Exercise goal:
Among the entries that follow, locate the line with "Output the component" and the line with "const SW = 1.3;". Output those lines and all lines in between, exactly, minus the pictures.

Given data:
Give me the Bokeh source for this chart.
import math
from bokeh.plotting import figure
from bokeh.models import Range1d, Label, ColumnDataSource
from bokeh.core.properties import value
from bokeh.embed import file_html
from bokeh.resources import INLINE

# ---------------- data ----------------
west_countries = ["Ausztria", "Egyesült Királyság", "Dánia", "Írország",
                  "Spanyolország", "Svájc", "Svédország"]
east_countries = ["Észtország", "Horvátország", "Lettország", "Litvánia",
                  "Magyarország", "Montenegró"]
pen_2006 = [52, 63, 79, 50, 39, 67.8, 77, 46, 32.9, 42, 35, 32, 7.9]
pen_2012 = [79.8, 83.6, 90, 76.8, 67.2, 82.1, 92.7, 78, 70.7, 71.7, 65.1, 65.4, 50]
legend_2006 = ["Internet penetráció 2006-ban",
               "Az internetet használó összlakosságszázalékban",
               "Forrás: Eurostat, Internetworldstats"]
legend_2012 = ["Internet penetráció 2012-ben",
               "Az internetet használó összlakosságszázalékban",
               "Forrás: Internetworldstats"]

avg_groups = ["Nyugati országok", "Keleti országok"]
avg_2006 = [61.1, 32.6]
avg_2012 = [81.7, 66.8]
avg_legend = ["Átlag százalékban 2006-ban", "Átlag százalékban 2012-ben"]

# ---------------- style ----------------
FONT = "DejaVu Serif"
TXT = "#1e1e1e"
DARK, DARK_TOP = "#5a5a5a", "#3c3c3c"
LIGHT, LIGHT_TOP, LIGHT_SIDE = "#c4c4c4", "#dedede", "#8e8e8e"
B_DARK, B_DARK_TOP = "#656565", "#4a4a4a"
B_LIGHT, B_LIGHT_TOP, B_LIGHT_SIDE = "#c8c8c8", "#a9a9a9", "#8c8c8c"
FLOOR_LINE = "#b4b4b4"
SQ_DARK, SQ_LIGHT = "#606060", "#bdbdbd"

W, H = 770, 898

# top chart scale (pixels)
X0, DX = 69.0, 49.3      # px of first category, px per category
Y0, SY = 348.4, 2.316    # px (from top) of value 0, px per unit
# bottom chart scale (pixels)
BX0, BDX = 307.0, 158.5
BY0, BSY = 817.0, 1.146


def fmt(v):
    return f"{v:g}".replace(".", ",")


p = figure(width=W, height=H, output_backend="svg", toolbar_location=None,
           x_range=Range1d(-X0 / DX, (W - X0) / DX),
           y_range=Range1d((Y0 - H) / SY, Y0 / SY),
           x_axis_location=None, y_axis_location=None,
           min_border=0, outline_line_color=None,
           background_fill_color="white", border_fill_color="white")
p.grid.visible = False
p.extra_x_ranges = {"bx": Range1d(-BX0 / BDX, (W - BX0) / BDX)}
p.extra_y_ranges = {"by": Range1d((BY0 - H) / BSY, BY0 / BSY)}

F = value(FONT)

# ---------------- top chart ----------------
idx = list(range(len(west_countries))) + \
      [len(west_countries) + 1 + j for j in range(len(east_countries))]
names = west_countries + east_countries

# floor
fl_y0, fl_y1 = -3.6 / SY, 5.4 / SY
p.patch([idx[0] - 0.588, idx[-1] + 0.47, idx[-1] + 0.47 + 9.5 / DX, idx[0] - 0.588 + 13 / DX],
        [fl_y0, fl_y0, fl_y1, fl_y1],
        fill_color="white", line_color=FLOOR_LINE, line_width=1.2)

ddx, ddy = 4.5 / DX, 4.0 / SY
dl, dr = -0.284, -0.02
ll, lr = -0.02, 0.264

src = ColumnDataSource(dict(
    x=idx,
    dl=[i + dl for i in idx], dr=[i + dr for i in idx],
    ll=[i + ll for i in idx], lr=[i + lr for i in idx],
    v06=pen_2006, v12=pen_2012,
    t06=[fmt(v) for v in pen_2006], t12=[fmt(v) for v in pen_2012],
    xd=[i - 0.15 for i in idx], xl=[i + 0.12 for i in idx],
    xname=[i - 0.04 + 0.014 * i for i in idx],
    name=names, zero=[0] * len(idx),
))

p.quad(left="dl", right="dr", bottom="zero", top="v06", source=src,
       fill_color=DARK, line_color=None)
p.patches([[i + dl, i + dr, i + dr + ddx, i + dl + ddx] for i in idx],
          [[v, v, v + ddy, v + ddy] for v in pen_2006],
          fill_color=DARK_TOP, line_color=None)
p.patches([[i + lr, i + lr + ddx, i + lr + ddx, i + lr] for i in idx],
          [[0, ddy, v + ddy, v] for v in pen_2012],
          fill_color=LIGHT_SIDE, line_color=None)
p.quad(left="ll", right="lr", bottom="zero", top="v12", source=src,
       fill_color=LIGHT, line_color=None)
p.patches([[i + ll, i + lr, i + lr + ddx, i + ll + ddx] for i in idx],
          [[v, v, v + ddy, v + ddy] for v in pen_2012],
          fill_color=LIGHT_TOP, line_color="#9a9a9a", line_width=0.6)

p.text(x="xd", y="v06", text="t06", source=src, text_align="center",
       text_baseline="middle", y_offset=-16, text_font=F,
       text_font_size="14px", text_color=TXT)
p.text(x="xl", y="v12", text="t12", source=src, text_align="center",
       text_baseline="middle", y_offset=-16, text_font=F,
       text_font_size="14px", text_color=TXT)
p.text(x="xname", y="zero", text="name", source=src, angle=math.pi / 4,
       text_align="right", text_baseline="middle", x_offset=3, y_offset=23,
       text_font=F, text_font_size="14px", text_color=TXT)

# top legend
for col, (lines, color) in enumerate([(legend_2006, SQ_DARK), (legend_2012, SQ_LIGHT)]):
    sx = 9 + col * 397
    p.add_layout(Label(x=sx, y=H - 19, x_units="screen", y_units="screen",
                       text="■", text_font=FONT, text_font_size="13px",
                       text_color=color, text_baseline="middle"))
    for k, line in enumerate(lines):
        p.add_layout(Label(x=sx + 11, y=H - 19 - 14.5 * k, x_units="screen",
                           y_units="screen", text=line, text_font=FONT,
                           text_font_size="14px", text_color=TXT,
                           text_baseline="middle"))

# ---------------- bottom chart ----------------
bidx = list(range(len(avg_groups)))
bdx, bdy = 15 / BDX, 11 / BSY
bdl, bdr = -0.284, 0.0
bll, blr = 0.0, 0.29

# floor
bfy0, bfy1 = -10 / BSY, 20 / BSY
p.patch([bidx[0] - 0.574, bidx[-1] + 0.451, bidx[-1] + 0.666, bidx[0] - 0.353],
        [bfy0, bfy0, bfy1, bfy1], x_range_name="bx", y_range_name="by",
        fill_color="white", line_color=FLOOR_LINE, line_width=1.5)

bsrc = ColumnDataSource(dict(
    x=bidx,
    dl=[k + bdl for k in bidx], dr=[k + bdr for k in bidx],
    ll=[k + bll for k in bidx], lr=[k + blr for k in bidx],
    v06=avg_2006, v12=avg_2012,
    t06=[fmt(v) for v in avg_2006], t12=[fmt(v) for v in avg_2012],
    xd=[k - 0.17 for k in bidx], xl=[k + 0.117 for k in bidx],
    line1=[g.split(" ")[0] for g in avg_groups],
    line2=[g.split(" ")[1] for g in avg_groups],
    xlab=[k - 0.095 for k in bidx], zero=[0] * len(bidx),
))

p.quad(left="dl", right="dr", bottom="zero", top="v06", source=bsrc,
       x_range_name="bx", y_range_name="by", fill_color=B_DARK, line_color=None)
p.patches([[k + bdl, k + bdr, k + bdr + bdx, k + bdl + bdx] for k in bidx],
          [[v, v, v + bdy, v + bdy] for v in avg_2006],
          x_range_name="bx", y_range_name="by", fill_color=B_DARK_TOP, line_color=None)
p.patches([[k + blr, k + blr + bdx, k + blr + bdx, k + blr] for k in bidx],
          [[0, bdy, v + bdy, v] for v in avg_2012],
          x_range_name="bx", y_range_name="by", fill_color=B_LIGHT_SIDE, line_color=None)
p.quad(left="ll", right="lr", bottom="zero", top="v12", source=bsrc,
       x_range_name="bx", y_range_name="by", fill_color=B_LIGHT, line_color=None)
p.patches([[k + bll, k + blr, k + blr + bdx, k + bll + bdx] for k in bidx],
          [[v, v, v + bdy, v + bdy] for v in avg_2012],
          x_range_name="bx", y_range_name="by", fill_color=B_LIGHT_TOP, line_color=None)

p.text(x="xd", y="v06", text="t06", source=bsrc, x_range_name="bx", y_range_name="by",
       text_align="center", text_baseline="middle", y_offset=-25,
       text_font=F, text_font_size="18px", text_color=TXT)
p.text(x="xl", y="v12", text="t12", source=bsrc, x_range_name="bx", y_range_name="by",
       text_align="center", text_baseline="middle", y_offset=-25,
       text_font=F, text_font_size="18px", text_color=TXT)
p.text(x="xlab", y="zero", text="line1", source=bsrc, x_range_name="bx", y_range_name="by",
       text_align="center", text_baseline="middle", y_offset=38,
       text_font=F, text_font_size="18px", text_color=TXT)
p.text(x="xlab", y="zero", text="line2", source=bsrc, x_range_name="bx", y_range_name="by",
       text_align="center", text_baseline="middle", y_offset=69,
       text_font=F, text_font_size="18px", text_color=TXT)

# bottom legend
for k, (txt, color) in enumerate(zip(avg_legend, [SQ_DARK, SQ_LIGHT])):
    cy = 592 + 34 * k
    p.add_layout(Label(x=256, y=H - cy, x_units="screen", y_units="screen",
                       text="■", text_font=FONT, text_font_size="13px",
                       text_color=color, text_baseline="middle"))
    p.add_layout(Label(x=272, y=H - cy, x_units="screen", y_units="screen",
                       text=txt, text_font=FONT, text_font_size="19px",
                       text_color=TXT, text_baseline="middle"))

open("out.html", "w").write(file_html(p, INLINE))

...

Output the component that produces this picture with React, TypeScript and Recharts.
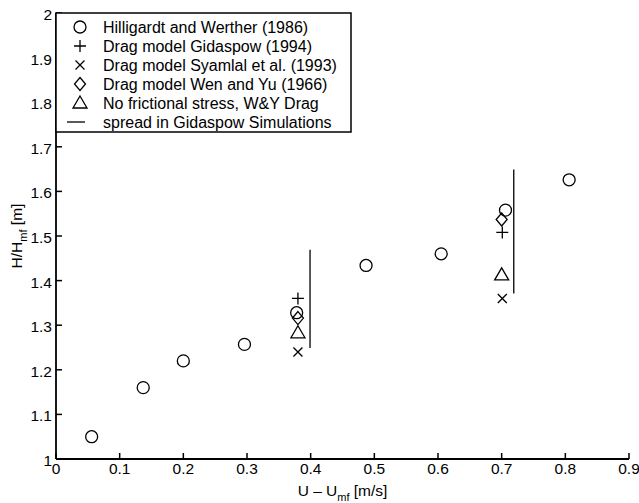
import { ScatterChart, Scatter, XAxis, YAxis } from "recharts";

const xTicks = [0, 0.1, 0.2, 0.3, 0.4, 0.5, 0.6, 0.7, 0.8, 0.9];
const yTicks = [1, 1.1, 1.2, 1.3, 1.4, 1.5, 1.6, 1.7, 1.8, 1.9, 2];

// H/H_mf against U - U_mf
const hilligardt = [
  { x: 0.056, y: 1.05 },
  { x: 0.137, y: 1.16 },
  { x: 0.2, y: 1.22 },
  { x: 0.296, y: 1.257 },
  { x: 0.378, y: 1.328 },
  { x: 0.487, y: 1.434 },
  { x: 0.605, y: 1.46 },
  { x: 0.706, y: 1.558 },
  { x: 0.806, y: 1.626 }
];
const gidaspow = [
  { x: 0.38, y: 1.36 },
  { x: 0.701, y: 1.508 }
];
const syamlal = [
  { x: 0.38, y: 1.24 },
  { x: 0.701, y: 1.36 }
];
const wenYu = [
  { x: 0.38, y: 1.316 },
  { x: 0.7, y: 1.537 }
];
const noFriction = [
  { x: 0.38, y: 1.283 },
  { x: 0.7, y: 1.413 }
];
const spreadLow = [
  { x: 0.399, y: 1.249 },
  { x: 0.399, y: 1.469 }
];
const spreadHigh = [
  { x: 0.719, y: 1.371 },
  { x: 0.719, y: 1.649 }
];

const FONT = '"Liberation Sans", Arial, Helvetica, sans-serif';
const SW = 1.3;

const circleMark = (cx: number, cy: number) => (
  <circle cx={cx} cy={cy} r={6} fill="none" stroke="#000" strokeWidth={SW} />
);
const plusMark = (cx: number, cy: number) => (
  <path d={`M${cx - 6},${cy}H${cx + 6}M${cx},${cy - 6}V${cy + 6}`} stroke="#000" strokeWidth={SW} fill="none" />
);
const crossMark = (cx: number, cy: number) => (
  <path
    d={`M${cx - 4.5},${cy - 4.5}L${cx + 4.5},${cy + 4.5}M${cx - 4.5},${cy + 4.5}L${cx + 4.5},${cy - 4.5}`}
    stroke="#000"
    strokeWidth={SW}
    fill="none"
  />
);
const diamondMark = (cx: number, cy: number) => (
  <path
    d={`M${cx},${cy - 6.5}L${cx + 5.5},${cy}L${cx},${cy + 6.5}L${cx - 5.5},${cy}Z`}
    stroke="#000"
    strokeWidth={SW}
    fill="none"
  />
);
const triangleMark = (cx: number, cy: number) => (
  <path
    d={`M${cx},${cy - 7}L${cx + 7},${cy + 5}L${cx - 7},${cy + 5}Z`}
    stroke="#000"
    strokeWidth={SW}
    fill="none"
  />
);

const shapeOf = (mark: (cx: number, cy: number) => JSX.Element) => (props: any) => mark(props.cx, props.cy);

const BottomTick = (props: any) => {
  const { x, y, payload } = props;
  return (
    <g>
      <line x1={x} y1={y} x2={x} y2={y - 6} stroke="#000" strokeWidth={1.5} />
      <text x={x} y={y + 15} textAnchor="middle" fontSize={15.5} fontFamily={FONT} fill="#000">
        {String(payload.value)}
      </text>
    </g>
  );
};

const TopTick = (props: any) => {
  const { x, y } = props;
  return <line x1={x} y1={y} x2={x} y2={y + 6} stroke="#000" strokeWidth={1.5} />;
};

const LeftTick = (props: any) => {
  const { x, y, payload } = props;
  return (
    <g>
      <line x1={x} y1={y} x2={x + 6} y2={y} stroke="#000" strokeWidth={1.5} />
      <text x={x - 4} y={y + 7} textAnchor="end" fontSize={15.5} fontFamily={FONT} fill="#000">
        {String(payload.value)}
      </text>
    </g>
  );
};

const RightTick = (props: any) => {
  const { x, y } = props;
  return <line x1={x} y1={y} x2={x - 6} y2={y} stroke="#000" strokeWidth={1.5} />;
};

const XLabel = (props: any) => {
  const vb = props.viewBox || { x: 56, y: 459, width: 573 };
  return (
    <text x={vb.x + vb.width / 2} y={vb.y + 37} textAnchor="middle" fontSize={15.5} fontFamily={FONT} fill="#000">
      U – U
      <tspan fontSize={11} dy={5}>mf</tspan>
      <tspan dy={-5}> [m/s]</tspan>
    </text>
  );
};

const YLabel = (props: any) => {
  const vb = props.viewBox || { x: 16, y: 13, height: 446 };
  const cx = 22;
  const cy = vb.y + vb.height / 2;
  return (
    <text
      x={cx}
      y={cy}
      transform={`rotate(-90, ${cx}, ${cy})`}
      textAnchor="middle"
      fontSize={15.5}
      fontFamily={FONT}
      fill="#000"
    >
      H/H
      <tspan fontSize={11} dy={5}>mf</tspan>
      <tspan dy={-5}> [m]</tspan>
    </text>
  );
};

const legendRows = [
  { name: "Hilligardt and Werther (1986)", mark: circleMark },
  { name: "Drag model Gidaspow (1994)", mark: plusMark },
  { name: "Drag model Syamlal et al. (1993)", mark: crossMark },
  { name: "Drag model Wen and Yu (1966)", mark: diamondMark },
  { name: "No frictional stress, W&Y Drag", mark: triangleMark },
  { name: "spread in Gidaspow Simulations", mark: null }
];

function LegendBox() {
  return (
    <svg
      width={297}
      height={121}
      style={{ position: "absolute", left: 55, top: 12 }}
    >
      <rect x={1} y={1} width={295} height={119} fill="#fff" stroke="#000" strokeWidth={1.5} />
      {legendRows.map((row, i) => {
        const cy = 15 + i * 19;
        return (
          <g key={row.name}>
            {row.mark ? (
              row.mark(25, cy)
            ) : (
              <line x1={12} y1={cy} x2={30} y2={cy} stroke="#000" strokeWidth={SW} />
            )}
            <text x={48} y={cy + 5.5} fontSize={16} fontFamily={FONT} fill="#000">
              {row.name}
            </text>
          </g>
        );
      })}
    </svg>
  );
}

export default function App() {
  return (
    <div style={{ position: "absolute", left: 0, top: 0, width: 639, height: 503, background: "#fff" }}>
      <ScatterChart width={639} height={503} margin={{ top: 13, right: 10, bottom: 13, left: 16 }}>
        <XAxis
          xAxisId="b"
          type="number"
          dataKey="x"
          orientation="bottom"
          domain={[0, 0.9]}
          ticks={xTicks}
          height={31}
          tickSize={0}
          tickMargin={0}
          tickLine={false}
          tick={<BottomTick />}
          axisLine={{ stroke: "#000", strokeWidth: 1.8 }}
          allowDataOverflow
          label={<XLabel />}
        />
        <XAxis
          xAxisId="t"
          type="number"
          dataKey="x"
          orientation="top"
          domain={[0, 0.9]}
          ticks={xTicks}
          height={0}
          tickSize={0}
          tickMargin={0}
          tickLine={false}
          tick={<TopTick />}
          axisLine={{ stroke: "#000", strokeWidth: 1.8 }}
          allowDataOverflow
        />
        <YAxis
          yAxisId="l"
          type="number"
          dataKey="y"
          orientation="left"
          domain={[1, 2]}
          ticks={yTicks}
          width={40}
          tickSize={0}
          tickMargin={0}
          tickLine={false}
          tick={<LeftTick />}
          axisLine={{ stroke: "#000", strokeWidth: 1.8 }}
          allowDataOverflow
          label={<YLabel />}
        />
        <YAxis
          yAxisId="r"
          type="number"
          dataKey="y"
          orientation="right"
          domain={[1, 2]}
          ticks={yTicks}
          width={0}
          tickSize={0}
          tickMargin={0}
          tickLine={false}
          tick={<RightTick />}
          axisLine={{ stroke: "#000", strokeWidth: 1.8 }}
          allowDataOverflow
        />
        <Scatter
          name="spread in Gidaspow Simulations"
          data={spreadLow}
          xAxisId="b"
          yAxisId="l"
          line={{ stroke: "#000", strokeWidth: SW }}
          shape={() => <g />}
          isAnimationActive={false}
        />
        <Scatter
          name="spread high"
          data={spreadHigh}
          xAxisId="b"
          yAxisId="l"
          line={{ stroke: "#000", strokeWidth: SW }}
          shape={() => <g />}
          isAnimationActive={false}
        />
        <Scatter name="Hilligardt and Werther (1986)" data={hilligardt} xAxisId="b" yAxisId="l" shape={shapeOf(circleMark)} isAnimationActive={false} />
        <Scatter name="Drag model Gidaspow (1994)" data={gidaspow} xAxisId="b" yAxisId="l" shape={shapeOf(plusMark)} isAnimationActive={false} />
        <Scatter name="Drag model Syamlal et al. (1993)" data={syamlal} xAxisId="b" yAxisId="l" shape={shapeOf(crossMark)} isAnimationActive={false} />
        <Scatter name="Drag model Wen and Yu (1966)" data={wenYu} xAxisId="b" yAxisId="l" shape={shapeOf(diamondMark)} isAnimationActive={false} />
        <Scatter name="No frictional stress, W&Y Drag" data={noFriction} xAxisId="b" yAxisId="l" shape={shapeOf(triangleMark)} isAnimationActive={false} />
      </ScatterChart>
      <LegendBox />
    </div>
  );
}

The result:
Output the component that produces this picture with React, TypeScript and Recharts.
import { ScatterChart, Scatter, XAxis, YAxis } from "recharts";

const xTicks = [0, 0.1, 0.2, 0.3, 0.4, 0.5, 0.6, 0.7, 0.8, 0.9];
const yTicks = [1, 1.1, 1.2, 1.3, 1.4, 1.5, 1.6, 1.7, 1.8, 1.9, 2];

// H/H_mf against U - U_mf
const hilligardt = [
  { x: 0.056, y: 1.05 },
  { x: 0.137, y: 1.16 },
  { x: 0.2, y: 1.22 },
  { x: 0.296, y: 1.257 },
  { x: 0.378, y: 1.328 },
  { x: 0.487, y: 1.434 },
  { x: 0.605, y: 1.46 },
  { x: 0.706, y: 1.558 },
  { x: 0.806, y: 1.626 }
];
const gidaspow = [
  { x: 0.38, y: 1.36 },
  { x: 0.701, y: 1.508 }
];
const syamlal = [
  { x: 0.38, y: 1.24 },
  { x: 0.701, y: 1.36 }
];
const wenYu = [
  { x: 0.38, y: 1.316 },
  { x: 0.7, y: 1.537 }
];
const noFriction = [
  { x: 0.38, y: 1.283 },
  { x: 0.7, y: 1.413 }
];
const spreadLow = [
  { x: 0.399, y: 1.249 },
  { x: 0.399, y: 1.469 }
];
const spreadHigh = [
  { x: 0.719, y: 1.371 },
  { x: 0.719, y: 1.649 }
];

const FONT = '"Liberation Sans", Arial, Helvetica, sans-serif';
const SW = 1.3;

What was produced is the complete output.